In a Nutshell: Express continues to invest in its digital capabilities, which has paid off for the retailer in the quarter, in the form of increased traffic and conversions. The upward lift in e-commerce has the company confident that online sales will exceed 40 percent of total sales in the next five years. To that end, it’s expanding its ship from store abilities and has launched buy-online, pickup from store.
The chain is also banking on its relaunched loyalty program, Next, to continue to attract and retain customers.
To help drive brand awareness, Express has partnered with the NBA on a Game Changers campaign designed to attract more men. The retailer sees the NBA as a key partner since it has more millennial fans than any other sports league.
The company’s fourth quarter outlook is for comp sales to be up in the low single digits. Express projects diluted EPS to be in the 40 to 44 cent range. By the end of the year, the company expects to operate 636 stores through the reduction in full line doors in the U.S. and Canada and the increase in outlet locations.

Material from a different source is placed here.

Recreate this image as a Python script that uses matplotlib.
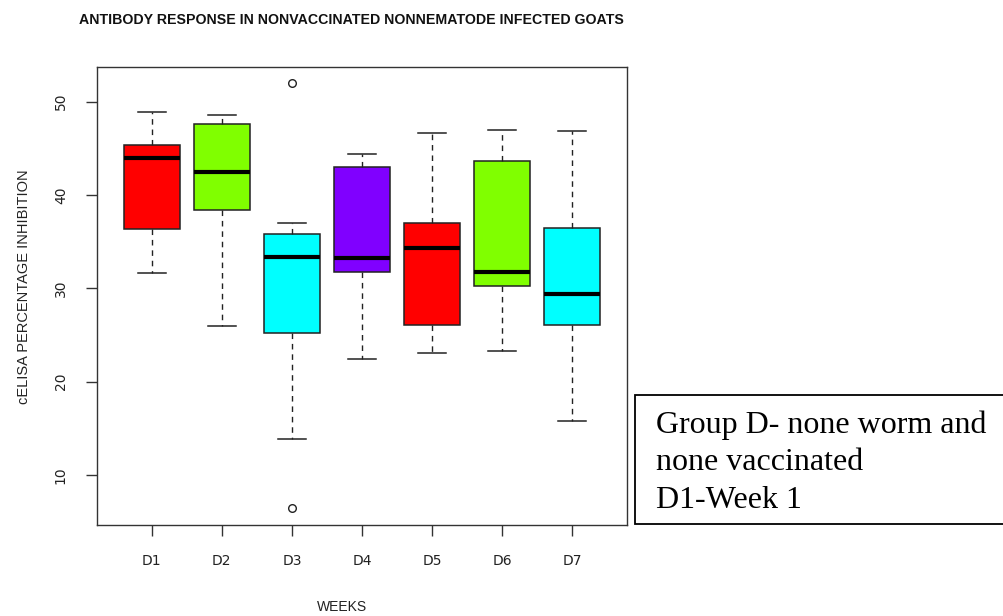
import matplotlib
matplotlib.use("Agg")
import matplotlib.pyplot as plt
from matplotlib.patches import Rectangle

# ---- data ----
labels = ["D1", "D2", "D3", "D4", "D5", "D6", "D7"]
whisker_low = [31.6, 26.0, 13.9, 22.4, 23.1, 23.3, 15.75]
q1 = [36.4, 38.4, 25.2, 31.7, 26.1, 30.25, 26.1]
median = [44.0, 42.5, 33.4, 33.2, 34.3, 31.7, 29.4]
q3 = [45.3, 47.6, 35.85, 43.0, 37.0, 43.6, 36.5]
whisker_high = [48.9, 48.6, 37.0, 44.4, 46.6, 47.0, 46.9]
outliers = [[], [], [52.0, 6.46], [], [], [], []]
box_colors = ["#FF0000", "#80FF00", "#00FFFF", "#8000FF", "#FF0000", "#80FF00", "#00FFFF"]
yticks = [10, 20, 30, 40, 50]

title = "ANTIBODY RESPONSE IN NONVACCINATED NONNEMATODE INFECTED GOATS"
xlabel = "WEEKS"
ylabel = "cELISA PERCENTAGE INHIBITION"
note_lines = ["Group D- none worm and", "none vaccinated", "D1-Week 1"]

W, H = 1004, 616
fig = plt.figure(figsize=(W / 100, H / 100), dpi=100)
fig.patch.set_facecolor("white")

def fx(px):
    return px / W

def fy(py):
    return 1 - py / H

ax = fig.add_axes([fx(97), fy(525), fx(627) - fx(97), fy(66.7) - fy(525)])

stats = []
for i in range(len(labels)):
    stats.append(dict(med=median[i], q1=q1[i], q3=q3[i],
                      whislo=whisker_low[i], whishi=whisker_high[i],
                      fliers=outliers[i], label=labels[i]))

edge = "#222222"
positions = list(range(1, len(labels) + 1))
bp = ax.bxp(stats, positions=positions, widths=0.8, capwidths=0.4,
            patch_artist=True, showfliers=True,
            boxprops=dict(edgecolor=edge, linewidth=1.1),
            whiskerprops=dict(color=edge, linewidth=1.0, linestyle=(0, (4, 3.5))),
            capprops=dict(color=edge, linewidth=1.1),
            medianprops=dict(color="black", linewidth=3.0, solid_capstyle="butt"),
            flierprops=dict(marker="o", markersize=5.5, markerfacecolor="none",
                            markeredgecolor=edge, markeredgewidth=1.0, linestyle="none"))
for patch, c in zip(bp["boxes"], box_colors):
    patch.set_facecolor(c)

ax.set_xlim(0.22, 7.78)
ax.set_ylim(4.64, 53.74)
ax.set_yticks(yticks)
ax.set_yticklabels([str(t) for t in yticks], rotation=90, va="center")
ax.set_xticks(positions)
ax.set_xticklabels(labels)
ax.tick_params(axis="both", length=8, width=1.0, color="#333333",
               labelsize=10, labelcolor="#222222", pad=13)
for s in ax.spines.values():
    s.set_color("#333333")
    s.set_linewidth(1.0)

# titles / axis labels
fig.text(fx(351), fy(20), title, ha="center", va="center",
         fontsize=10.2, fontweight="bold", color="#111111", family="Liberation Sans")
fig.text(fx(342), fy(607), xlabel, ha="center", va="center",
         fontsize=10, color="#222222", family="Liberation Sans")
fig.text(fx(24), fy(287), ylabel, ha="center", va="center", rotation=90,
         fontsize=10.5, color="#222222", family="Liberation Sans")

# annotation box
rect = Rectangle((fx(635), fy(524)), fx(1010) - fx(635), fy(395) - fy(524),
                 transform=fig.transFigure, facecolor="white", edgecolor="black",
                 linewidth=1.3, clip_on=False)
fig.add_artist(rect)
baselines = [433, 470, 507.5]
for line, b in zip(note_lines, baselines):
    fig.text(fx(656), fy(b), line, ha="left", va="baseline", fontsize=23,
             family="Liberation Serif", color="black")

fig.savefig("out.png", dpi=100)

Sales: Net sales decreased by 1 percent to $498.7 million in the third quarter from $506.1 million during the same period of 2016. The company reported a 1 percent dip in comp store sales for the quarter even with a 23 percent spike in e-commerce sales. Digital sales reached 24 percent of total net sales, up from 19 percent last year.
Earnings: The retailer’s net income was $6.3 million or 8 cents per diluted share, compared to $11.6 million or 15 cents per diluted share during the third quarter of 2016.
CEO’s Take: President and CEO David Kornberg said “We have very strong relationships with our suppliers. And we’ve learned a lot over the last few years through the growth of the Express Factory Outlet business in terms of other countries of origin, other places where we can manufacture. That has clearly benefited us this year. It is still ongoing look. We’re constantly looking at ways we can speed up production, ways we can improve our product costs and I see that continuing into next year and beyond. We had concerns in the past in terms of going into some of the countries that we’re working with but a lot of progress has been made in those countries and we feel very comfortable with it and what we’ve seen this year is that there’s been no determent to the quality of the products we’ve delivered and there’s been no delay in the products we’ve delivered into our stores.”